REQUEST: Will you output all of the data below exactly, omitting the images?

COLLECTED MATERIAL:
╔══

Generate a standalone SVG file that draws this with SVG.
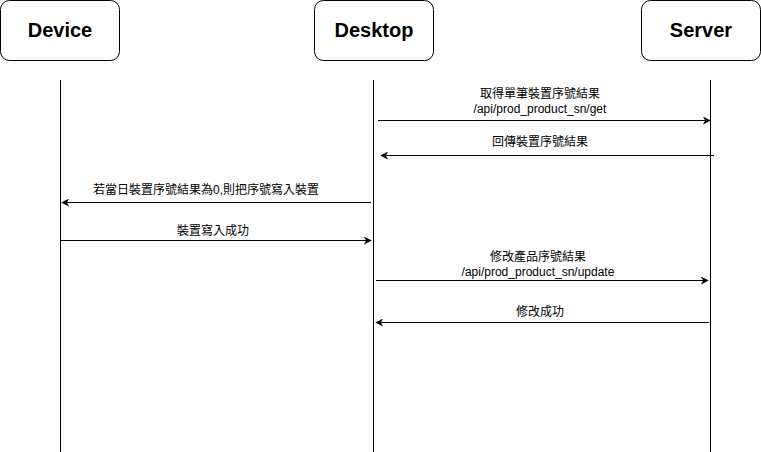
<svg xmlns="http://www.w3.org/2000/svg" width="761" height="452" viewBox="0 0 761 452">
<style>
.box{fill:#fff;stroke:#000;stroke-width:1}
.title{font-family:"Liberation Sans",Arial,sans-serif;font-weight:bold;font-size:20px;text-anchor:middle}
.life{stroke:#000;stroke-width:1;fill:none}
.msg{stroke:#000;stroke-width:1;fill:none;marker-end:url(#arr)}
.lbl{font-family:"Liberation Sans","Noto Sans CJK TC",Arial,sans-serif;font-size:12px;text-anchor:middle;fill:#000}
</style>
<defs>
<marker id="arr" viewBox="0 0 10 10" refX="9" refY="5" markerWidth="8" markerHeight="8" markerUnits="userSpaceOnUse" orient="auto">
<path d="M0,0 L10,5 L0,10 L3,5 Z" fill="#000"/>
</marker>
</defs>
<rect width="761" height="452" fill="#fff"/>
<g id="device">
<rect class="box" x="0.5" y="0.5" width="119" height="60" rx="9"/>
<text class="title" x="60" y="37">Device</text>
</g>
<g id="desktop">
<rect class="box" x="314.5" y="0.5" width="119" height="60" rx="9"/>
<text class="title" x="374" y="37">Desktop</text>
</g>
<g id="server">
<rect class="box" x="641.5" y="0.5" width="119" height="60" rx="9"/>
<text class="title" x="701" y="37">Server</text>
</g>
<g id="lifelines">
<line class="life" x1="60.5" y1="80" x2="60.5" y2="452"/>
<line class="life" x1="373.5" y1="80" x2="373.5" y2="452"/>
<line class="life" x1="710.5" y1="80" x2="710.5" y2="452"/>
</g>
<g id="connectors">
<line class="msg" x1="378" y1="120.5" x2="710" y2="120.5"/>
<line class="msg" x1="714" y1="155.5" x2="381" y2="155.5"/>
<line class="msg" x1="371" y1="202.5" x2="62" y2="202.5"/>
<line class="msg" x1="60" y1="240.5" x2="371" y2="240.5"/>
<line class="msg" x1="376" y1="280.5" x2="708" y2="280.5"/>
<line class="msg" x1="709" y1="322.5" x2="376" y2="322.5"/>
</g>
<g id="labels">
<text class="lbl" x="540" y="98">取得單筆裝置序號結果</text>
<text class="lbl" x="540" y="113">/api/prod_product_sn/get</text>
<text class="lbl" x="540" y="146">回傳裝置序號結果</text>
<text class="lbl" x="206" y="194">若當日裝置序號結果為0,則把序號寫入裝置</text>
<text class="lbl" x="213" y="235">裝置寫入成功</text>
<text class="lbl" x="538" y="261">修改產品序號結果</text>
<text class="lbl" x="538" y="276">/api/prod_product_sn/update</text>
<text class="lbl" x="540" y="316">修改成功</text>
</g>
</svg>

╚══

RIGHT ANSWER:
Generate a standalone SVG file that draws this with SVG.
<svg xmlns="http://www.w3.org/2000/svg" width="761" height="452" viewBox="0 0 761 452">
<style>
.box{fill:#fff;stroke:#000;stroke-width:1}
.title{font-family:"Liberation Sans",Arial,sans-serif;font-weight:bold;font-size:20px;text-anchor:middle}
.life{stroke:#000;stroke-width:1;fill:none}
.msg{stroke:#000;stroke-width:1;fill:none;marker-end:url(#arr)}
.lbl{font-family:"Liberation Sans","Noto Sans CJK TC",Arial,sans-serif;font-size:12px;text-anchor:middle;fill:#000}
</style>
<defs>
<marker id="arr" viewBox="0 0 10 10" refX="9" refY="5" markerWidth="8" markerHeight="8" markerUnits="userSpaceOnUse" orient="auto">
<path d="M0,0 L10,5 L0,10 L3,5 Z" fill="#000"/>
</marker>
</defs>
<rect width="761" height="452" fill="#fff"/>
<g id="device">
<rect class="box" x="0.5" y="0.5" width="119" height="60" rx="9"/>
<text class="title" x="60" y="37">Device</text>
</g>
<g id="desktop">
<rect class="box" x="314.5" y="0.5" width="119" height="60" rx="9"/>
<text class="title" x="374" y="37">Desktop</text>
</g>
<g id="server">
<rect class="box" x="641.5" y="0.5" width="119" height="60" rx="9"/>
<text class="title" x="701" y="37">Server</text>
</g>
<g id="lifelines">
<line class="life" x1="60.5" y1="80" x2="60.5" y2="452"/>
<line class="life" x1="373.5" y1="80" x2="373.5" y2="452"/>
<line class="life" x1="710.5" y1="80" x2="710.5" y2="452"/>
</g>
<g id="connectors">
<line class="msg" x1="378" y1="120.5" x2="710" y2="120.5"/>
<line class="msg" x1="714" y1="155.5" x2="381" y2="155.5"/>
<line class="msg" x1="371" y1="202.5" x2="62" y2="202.5"/>
<line class="msg" x1="60" y1="240.5" x2="371" y2="240.5"/>
<line class="msg" x1="376" y1="280.5" x2="708" y2="280.5"/>
<line class="msg" x1="709" y1="322.5" x2="376" y2="322.5"/>
</g>
<g id="labels">
<text class="lbl" x="540" y="98">取得單筆裝置序號結果</text>
<text class="lbl" x="540" y="113">/api/prod_product_sn/get</text>
<text class="lbl" x="540" y="146">回傳裝置序號結果</text>
<text class="lbl" x="206" y="194">若當日裝置序號結果為0,則把序號寫入裝置</text>
<text class="lbl" x="213" y="235">裝置寫入成功</text>
<text class="lbl" x="538" y="261">修改產品序號結果</text>
<text class="lbl" x="538" y="276">/api/prod_product_sn/update</text>
<text class="lbl" x="540" y="316">修改成功</text>
</g>
</svg>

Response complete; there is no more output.